Now for Christmas break, I’m planning on reading these books:
For the Life of the World by Alexander Schmemann
The Violence of Love: The Pastoral Wisdom of Archbishop Oscar Romero Translated by James R. Brockman, S.J.
Romero: A Life by James R. Brockman
State of Exception by Giorgio Agamben, trans. by Kevin Attell
Political Theology: Four Chapters on the Concept of Sovereignty by Carl Schmitt, trans. by George Schwab
The Body in Pain: The Making and Unmaking of the World by Elaine Scarry
Eschatology and Hope by Anthony Kelly
Christian Critics: Religion and the Impasse in Modern American Social Thought by Eugene McCarraher
Any suggestions?

I suggest:
Charles Taylor, A Secular Age
D. Stephen Long, Divine Economy
John Zizioulas, Communion and Otherness
I’d agree with Halden on Zizioulas’ new volume, but I’d add some Wendell Berry fiction to the mix.
I’m never one to think of fiction. It’s one of the (many) big holes in my reading and education and all around humanity.
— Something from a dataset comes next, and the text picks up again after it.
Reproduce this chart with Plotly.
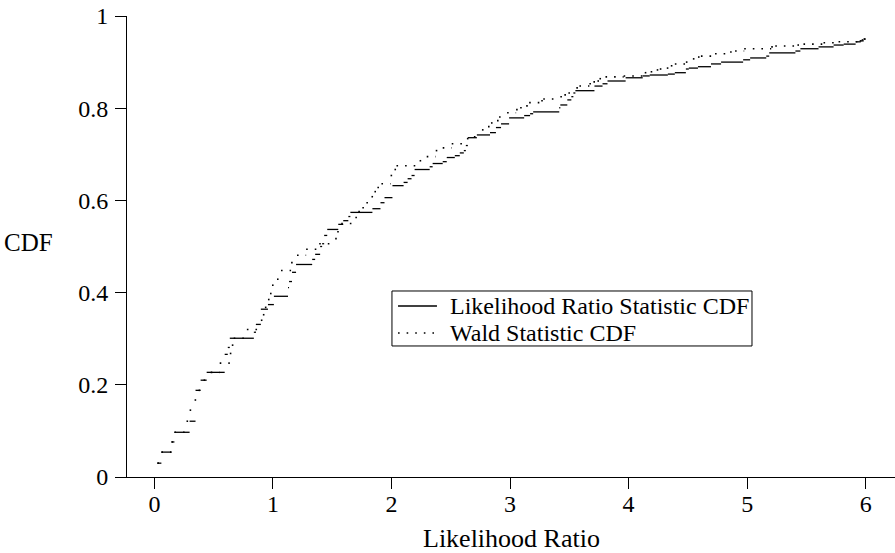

Alas Halden, I left Long’s book back in NYC. However the other two I might be able to pick up in portland in a few weeks time?
As for narratives, I’m not sure as to what, but a good story sounds very good right now.
I’m about 400 pages into Dostoevsky’s “The Brothers Karamazov”, and it’s FANTASTIC! Umberto Eco’s “The Name of the Rose” is also very good and definitely worh reading. Ummm…Elie Weisel’s “Night” doesn’t count as fiction, though it is narrative…and haunting…definitely a worthwhile read, especially in light of Volf’s engagement in “Exclusion and Embrace”.